Costanza first developed an interest in Wall Street while attending Williams College in Massachusetts, where he graduated with a bachelor’s degree in mathematics and statistics in 2011.
At the time, he was helping a roommate prep for interview questions for finance jobs. Intrigued, he decided to dip his toe into the pool, landing an internship at Barclays. That ultimately paved the way for a career that’s taken him from the British bank to Goldman Sachs and then Citi.
At Goldman, Costanza reached the rank of vice president before departing for Citi in 2017. Earlier this year, his group was consolidated within Citi’s Strategic Advisory Solutions unit, a combination of its shareholder advisory, data science, and financial strategy groups.
When Costanza looked back on his first foray onto Wall Street, his parents weren’t thrilled with his decision to go into an industry that was haunted by the specter of the global financial crisis, he said.
“At the time, we were just coming out of the financial crisis and I think banks were not thought of as the most powerful force for social good at the time,” he said. But, since then, the industry has undergone a series of internal reforms that have changed its culture, he added.
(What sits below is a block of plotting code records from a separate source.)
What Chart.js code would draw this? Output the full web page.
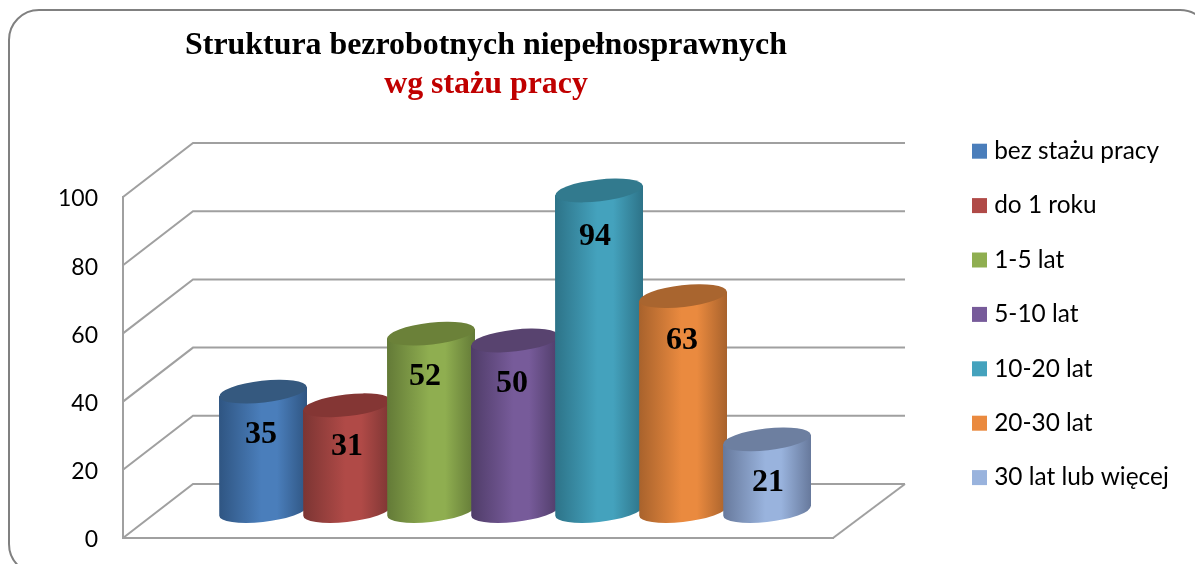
<!DOCTYPE html>
<html lang="pl">
<head>
<meta charset="utf-8">
<title>Struktura bezrobotnych niepełnosprawnych</title>
<script src="https://cdn.jsdelivr.net/npm/chart.js@4"></script>
<style>html,body{margin:0;padding:0;background:#fff}canvas{display:block}</style>
</head>
<body>
<canvas id="c" width="1195" height="564"></canvas>
<script>
const categories = ['Staż pracy'];
const seriesNames = ['bez stażu pracy', 'do 1 roku', '1-5 lat', '5-10 lat', '10-20 lat', '20-30 lat', '30 lat lub więcej'];
const seriesValues = [35, 31, 52, 50, 94, 63, 21];
const titleLine1 = 'Struktura bezrobotnych niepełnosprawnych';
const titleLine2 = 'wg stażu pracy';

const baseColors = ['#4a7ebb', '#b04a47', '#8fae50', '#775b9a', '#44a2bd', '#ea8a3f', '#99b3dd'];
const edgeColors = ['#2f5582', '#7c3533', '#637a37', '#4f3c68', '#2d7388', '#a8622c', '#67799c'];
const topColors  = ['#35597f', '#843634', '#6b8139', '#58436f', '#327a8e', '#a9652f', '#6d7fa0'];
const labelNudgeX = [-2, 0, -6, -3, -4, -1, 1];
const labelNudgeY = [43, 41, 43, 43, 46, 45, 43];

const DEPTH_X = 70, DEPTH_Y = 54;      // wall depth
const BAR_DX = 37, BAR_DY = -27;       // bars stand mid-way along the floor
const TILT = -6.5 * Math.PI / 180, RY = 10.9;
const WALL = '#a0a0a0';
const AREA_TOP = 197, AREA_BOTTOM = 538;

const frame = {
  id: 'frame',
  beforeDraw(chart) {
    const c = chart.ctx;
    c.save();
    c.fillStyle = '#fff';
    c.fillRect(0, 0, chart.width, chart.height);
    c.strokeStyle = '#808080';
    c.lineWidth = 2;
    c.beginPath();
    c.roundRect(9, 10, 1201, 564, 30);
    c.stroke();
    c.restore();
  }
};

const placeBoxes = {
  id: 'placeBoxes',
  afterLayout(chart) {
    const lg = chart.legend, pad = lg.options.labels.padding;
    lg.left = 977 - pad; lg.right = 1195; lg.width = lg.right - lg.left;
    lg.top = 139 - pad; lg.bottom = 564; lg.height = lg.bottom - lg.top;
    chart.boxes.forEach(b => {
      if (b.options && (b.options.text === titleLine1 || b.options.text === titleLine2)) {
        b.left = 0; b.right = 972; b.width = 972;
      }
    });
    const a = chart.chartArea, x = chart.scales.x, y = chart.scales.y;
    a.top = AREA_TOP; a.bottom = AREA_BOTTOM; a.height = AREA_BOTTOM - AREA_TOP;
    y.top = AREA_TOP; y.bottom = AREA_BOTTOM; y.height = a.height;
    y.configure();
    y._labelItems = null; y._gridLineItems = null;
    x.top = AREA_BOTTOM; x.bottom = AREA_BOTTOM; x.height = 0;
    x._labelItems = null; x._gridLineItems = null;
  }
};

const walls = {
  id: 'walls',
  beforeDatasetsDraw(chart) {
    const c = chart.ctx, y = chart.scales.y, a = chart.chartArea;
    const backRight = a.right + DEPTH_X + 2;
    c.save();
    c.strokeStyle = WALL;
    c.lineWidth = 2;
    y.ticks.forEach(t => {
      const py = y.getPixelForValue(t.value);
      c.beginPath();
      c.moveTo(a.left, py);
      c.lineTo(a.left + DEPTH_X, py - DEPTH_Y);
      c.lineTo(backRight, py - DEPTH_Y);
      c.stroke();
    });
    c.beginPath();
    c.moveTo(a.right, a.bottom);
    c.lineTo(backRight, a.bottom - DEPTH_Y);
    c.stroke();
    c.restore();
  }
};

const cylinders = {
  id: 'cylinders',
  beforeDatasetDraw() { return false; },
  afterDatasetsDraw(chart) {
    const c = chart.ctx;
    chart.data.datasets.forEach((ds, i) => {
      const bar = chart.getDatasetMeta(i).data[0];
      const cx = bar.x + BAR_DX, top = bar.y + BAR_DY, base = bar.base + BAR_DY, rx = bar.width / 2;
      const t0 = Math.atan(-(RY / rx) * Math.tan(TILT));
      const ex = rx * Math.cos(t0) * Math.sin(TILT) + RY * Math.sin(t0) * Math.cos(TILT);
      const g = c.createLinearGradient(cx - rx, 0, cx + rx, 0);
      g.addColorStop(0, edgeColors[i]);
      g.addColorStop(0.48, baseColors[i]);
      g.addColorStop(0.66, baseColors[i]);
      g.addColorStop(1, edgeColors[i]);
      c.save();
      c.fillStyle = g;
      c.beginPath();
      c.moveTo(cx + rx, top + ex);
      c.lineTo(cx + rx, base + ex);
      c.ellipse(cx, base, rx, RY, TILT, t0, t0 + Math.PI, false);
      c.lineTo(cx - rx, top - ex);
      c.closePath();
      c.fill();
      c.fillStyle = topColors[i];
      c.beginPath();
      c.ellipse(cx, top, rx, RY, TILT, 0, Math.PI * 2);
      c.fill();
      c.restore();
    });
    c.save();
    c.fillStyle = '#000';
    c.font = 'bold 32px "Liberation Serif"';
    c.textAlign = 'center';
    c.textBaseline = 'middle';
    chart.data.datasets.forEach((ds, i) => {
      const bar = chart.getDatasetMeta(i).data[0];
      c.fillText(String(ds.data[0]), bar.x + BAR_DX + labelNudgeX[i], bar.y + BAR_DY + labelNudgeY[i]);
    });
    c.restore();
  }
};

new Chart(document.getElementById('c'), {
  type: 'bar',
  data: {
    labels: categories,
    datasets: seriesNames.map((name, i) => ({
      label: name,
      data: [seriesValues[i]],
      backgroundColor: baseColors[i],
      barPercentage: 88 / 84,
      categoryPercentage: 588 / 710
    }))
  },
  plugins: [frame, placeBoxes, walls, cylinders],
  options: {
    responsive: false,
    animation: false,
    layout: { padding: { left: 0, right: 362, top: 0, bottom: 26 } },
    plugins: {
      tooltip: { enabled: false },
      title: {
        display: true, text: titleLine1, color: '#000',
        font: { family: '"Liberation Serif"', size: 31.9, weight: 'bold', lineHeight: 1.2 },
        padding: { top: 27, bottom: 0 }
      },
      subtitle: {
        display: true, text: titleLine2, color: '#c00000',
        font: { family: '"Liberation Serif"', size: 31.9, weight: 'bold', lineHeight: 1.2 },
        padding: { top: 0, bottom: 93 }
      },
      legend: {
        position: 'chartArea',
        align: 'start',
        labels: {
          usePointStyle: true, pointStyle: 'rect', boxWidth: 5, boxHeight: 15,
          padding: 30, color: '#000',
          font: { family: 'Lato', size: 24.4 }
        }
      }
    },
    scales: {
      x: {
        afterFit(s) { s.height = 0; },
        grid: { display: false },
        border: { display: true, color: WALL, width: 2 },
        ticks: { display: false }
      },
      y: {
        min: 0, max: 100,
        afterFit(s) { s.width = 123; },
        grid: { display: false },
        border: { display: true, color: WALL, width: 2 },
        ticks: { stepSize: 20, color: '#000', padding: 17, labelOffset: 2, font: { family: 'Lato', size: 23 } }
      }
    }
  }
});
</script>
</body>
</html>
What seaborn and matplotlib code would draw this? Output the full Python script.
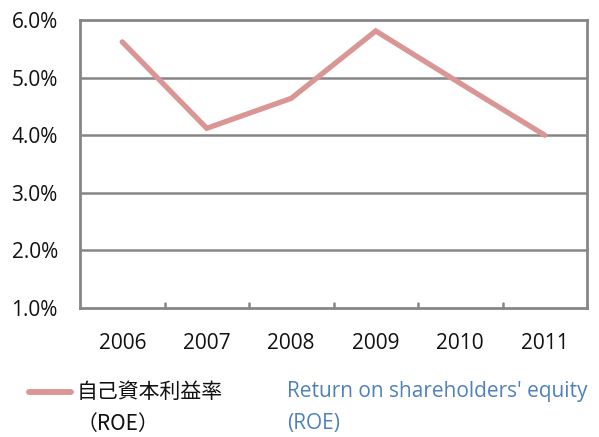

“I think the industry has grown a lot since that time and really changed a lot of its business practices and really become much more proactive about trying to invest in communities and then growth.”
A decade on, having reached the zenith of his career, things are different now. When he learned he’d made MD, he called his parents, who are quarantining at home in Pennsylvania.
“I think they’re over the sticker shock at this point of their son working for corporate America,” Costanza said. “Now they’re just excited and happy to celebrate my success.”